SAN DIEGO (CNS) - San Diego's long-awaited Central Library was dedicated Saturday in front of thousands of area residents, as the $185 million facility's official name was unveiled and a last major donation was announced.
"Thirty years in the making, this really is a dream come true," said Deborah Barrow, the director of the city's libraries.
At a one-hour dedication ceremony, she called the nine-story structure in the East Village "a beacon of knowledge."
Interim Mayor Todd Gloria invited San Diegans who couldn't make the dedication ceremony to come down and visit the facility, which he said will serve generations of residents.
"When you walk through the doors of this library, I hope you can call it your home," Gloria said. "This is your library."
The official name of the facility will be the San Diego Central Library Joan and Irwin Jacobs Common, in recognition of the millions of dollars donated to the construction project by the co-founder of Qualcomm and his wife.
Irwin Jacobs said the name reflects the library as a civic gathering place, much like Boston Common, near where he grew up.
He said during his travels in recent years, he always stops at a city's central library and they're always full of people. The Internet can't replace a library as a place to associate, he said.
"That will be the real payoff," Jacobs said of the new San Diego facility, "seeing it well-used."
Also during the ceremony, Interim Mayor Todd Gloria announced a $1.2 million donation from philanthropist Darlene Shiley. The funds fulfill a $10 million matching grant issued by Jacobs nearly three months ago.
Mel Katz, who led a fundraising effort for the city's library foundation, said 3,000 San Diegans donated to the project. With Shiley's gift, the library is "100 percent paid for," he said.
A street fair called "A Dream 30 Years in the Making" celebration was held on surrounding streets and included performances by the Navy Band, the Gay Men's Chorus and the Children's Choir.
Attendees were given tours of the first floor and the auditorium areas which feature art installations by Donald Lipski and Einar and Jamex de la Torre; the Elizabeth and Dene Oliver I CAN! Center for Customers with Disabilities; and the Dr.
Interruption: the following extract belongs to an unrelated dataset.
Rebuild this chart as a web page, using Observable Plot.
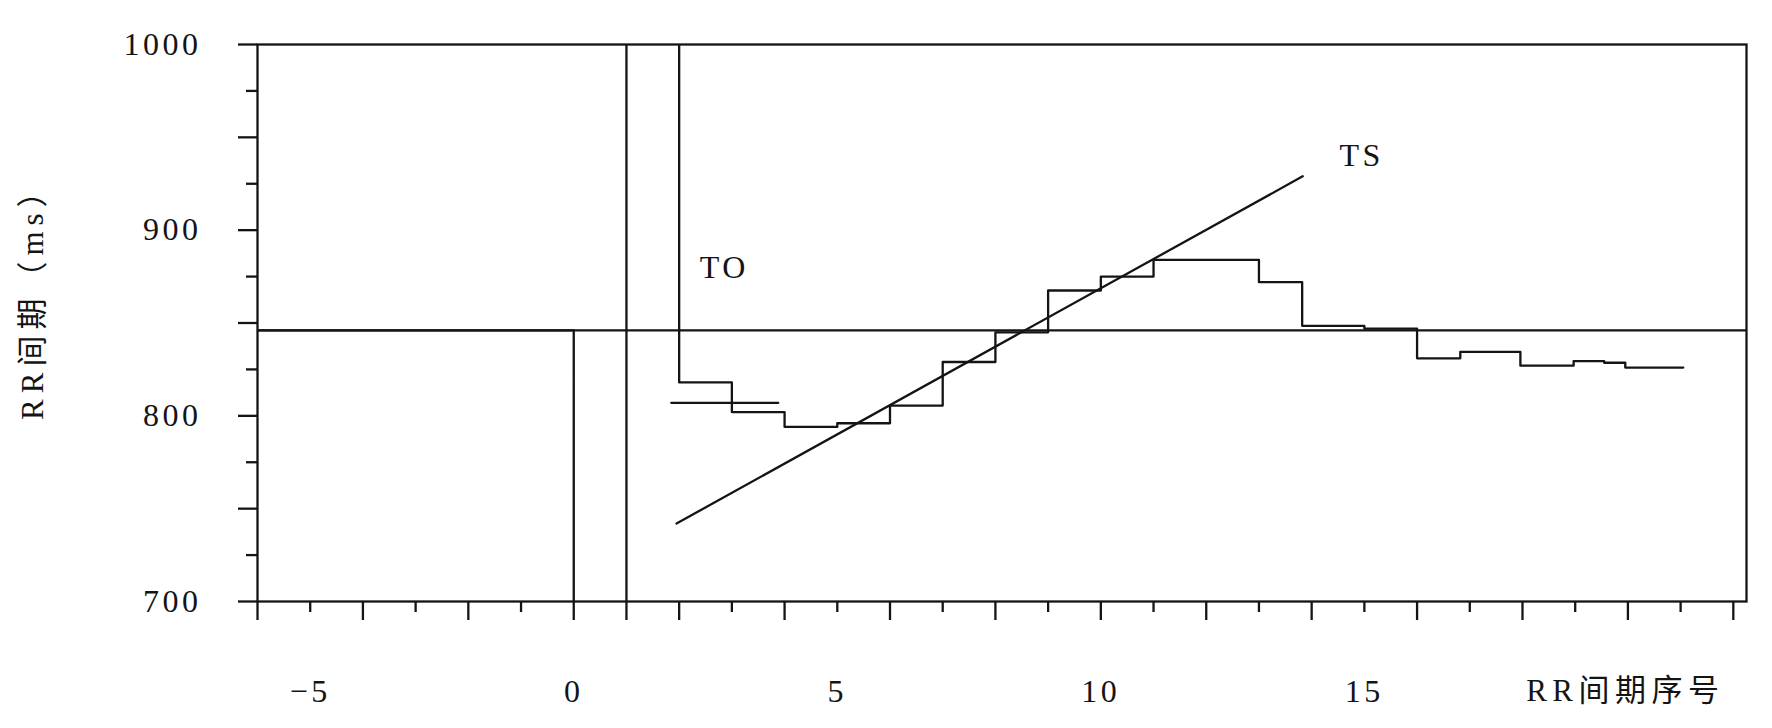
<!DOCTYPE html>
<html>
<head>
<meta charset="utf-8">
<script src="https://cdn.jsdelivr.net/npm/d3@7"></script>
<script src="https://cdn.jsdelivr.net/npm/@observablehq/plot@0.6"></script>
<style>
  html, body { margin: 0; padding: 0; background: #fff; }
  #chart svg text { letter-spacing: 3.5px; }
  #chart svg text.xtitle { letter-spacing: 5.5px; }
  #chart svg text.ytitle { letter-spacing: 6px; }
</style>
</head>
<body>
<div id="chart"></div>
<script>
// ---- data ----
// averaged tachogram (step boundaries, RR interval in ms)
const stepX = [-6, 0, 1, 2, 3, 4, 5, 6, 7, 8, 9, 10, 11, 13, 13.82, 15, 16, 16.82, 17.96, 18.97, 19.55, 19.95, 21.05];
const rrMs  = [846, 620, 1080, 818, 802, 794, 796, 805.5, 829, 845, 867.5, 875, 884, 872, 848.5, 847, 831, 834.5, 827, 829.5, 828.6, 826, 826];
// mean pre-PVC RR level
const baselineMs = [846];
// TO reference segment
const toX = [1.85, 3.88];
const toMs = [807, 807];
// TS regression line
const tsX = [1.95, 13.83];
const tsMs = [742, 929];
// annotation labels
const toLabel = {t: "TO", x: 2.39, y: 880};
const tsLabel = {t: "TS", x: 14.95, y: 940};
// ticks
const yLabelValues = [700, 800, 900, 1000];
const yLongTicks = [700, 750, 800, 850, 900, 950, 1000];
const yShortTicks = [725, 775, 825, 875, 925, 975];
const xLongTicks = [-6, -4, -2, 0, 1, 2, 4, 6, 8, 10, 12, 14, 16, 18, 20, 22];
const xShortTicks = [-5, -3, -1, 3, 5, 7, 9, 11, 13, 15, 17, 19, 21];
const xTickValues = [-5, 0, 5, 10, 15];
const xTickLabels = ["−5", "0", "5", "10", "15"];
const xTitle = "RR间期序号";
const yTitle = "RR间期（ms）";

const tachogram = stepX.map((x, i) => ({x, y: rrMs[i]}));
const toSeg = toX.map((x, i) => ({x, y: toMs[i]}));
const tsSeg = tsX.map((x, i) => ({x, y: tsMs[i]}));
const xLabs = xTickValues.map((v, i) => ({v, t: xTickLabels[i]}));

const ink = "#141414";
const sw = 2.3;
const font = "'Liberation Serif', 'Noto Sans CJK SC', serif";
const noText = () => "";

const chart = Plot.plot({
  width: 1772,
  height: 728,
  marginLeft: 257,
  marginRight: 26,
  marginTop: 44,
  marginBottom: 127,
  style: {fontFamily: font, background: "#fff", color: ink},
  x: {domain: [-6, 22.25]},
  y: {domain: [700, 1000]},
  marks: [
    Plot.ruleY(baselineMs, {stroke: ink, strokeWidth: sw}),
    Plot.line(tachogram, {x: "x", y: "y", curve: "step-after", stroke: ink, strokeWidth: sw, clip: true}),
    Plot.line(toSeg, {x: "x", y: "y", stroke: ink, strokeWidth: sw}),
    Plot.line(tsSeg, {x: "x", y: "y", stroke: ink, strokeWidth: sw}),
    Plot.frame({stroke: ink, strokeWidth: sw}),
    Plot.axisY({ticks: yLongTicks, tickSize: 19, tickFormat: noText, label: null, strokeWidth: sw, stroke: ink}),
    Plot.axisY({ticks: yShortTicks, tickSize: 11, tickFormat: noText, label: null, strokeWidth: sw, stroke: ink}),
    Plot.axisX({ticks: xLongTicks, tickSize: 19, tickFormat: noText, label: null, strokeWidth: sw, stroke: ink}),
    Plot.axisX({ticks: xShortTicks, tickSize: 11, tickFormat: noText, label: null, strokeWidth: sw, stroke: ink}),
    Plot.text(yLabelValues, {y: d => d, text: d => String(d), frameAnchor: "left", dx: -56, textAnchor: "end", lineAnchor: "middle", fontSize: 32, fill: ink}),
    Plot.text(xLabs, {x: "v", text: "t", frameAnchor: "bottom", dy: 90, lineAnchor: "middle", fontSize: 32, fill: ink}),
    Plot.text([toLabel], {x: "x", y: "y", text: "t", textAnchor: "start", lineAnchor: "middle", fontSize: 32, fill: ink}),
    Plot.text([tsLabel], {x: "x", y: "y", text: "t", textAnchor: "middle", lineAnchor: "middle", fontSize: 32, fill: ink}),
    Plot.text([xTitle], {frameAnchor: "bottom-right", dx: -22, dy: 90, textAnchor: "end", lineAnchor: "middle", fontSize: 31, fill: ink, className: "xtitle"}),
    Plot.text([yTitle], {frameAnchor: "left", y: () => 865, dx: -224, rotate: -90, textAnchor: "middle", lineAnchor: "middle", fontSize: 31, fill: ink})
  ]
});
document.getElementById("chart").appendChild(chart);
d3.select(chart).selectAll("text").filter(function() {
  return this.textContent === yTitle;
}).classed("ytitle", true);
d3.select(chart).selectAll("text").filter(function() {
  return this.textContent === xTitle;
}).classed("xtitle", true);
</script>
</body>
</html>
Seuss-themed Denny Sanford Children's Library.
People formed a line for the tours that wound three city blocks.
Construction on the building at 330 Park Blvd. began in August 2010. Charter school e3 Civic High, which can accept about 500 students, occupies the sixth and seventh floors.
The nearly 500,000-square-foot library, which is more than twice the size of its predecessor, includes a 350-seat auditorium, a three-story domed reading room, a 9,100-square-foot children's room, a teen center, a technology center and a multi-purpose room, according to city officials. It also features an outdoor garden courtyard and cafe and 250 parking spaces on two levels.
"It's uniquely San Diegan and I like to think it says who we are as a community," said the project's chief architect, Rob Quigley. Design work began 17 years ago, starting with input from hundreds of San Diegans at a workshop, he said.
The library will open to the public at 9:30 a.m. Monday, although its scheduled operating hours for future Mondays begin at noon.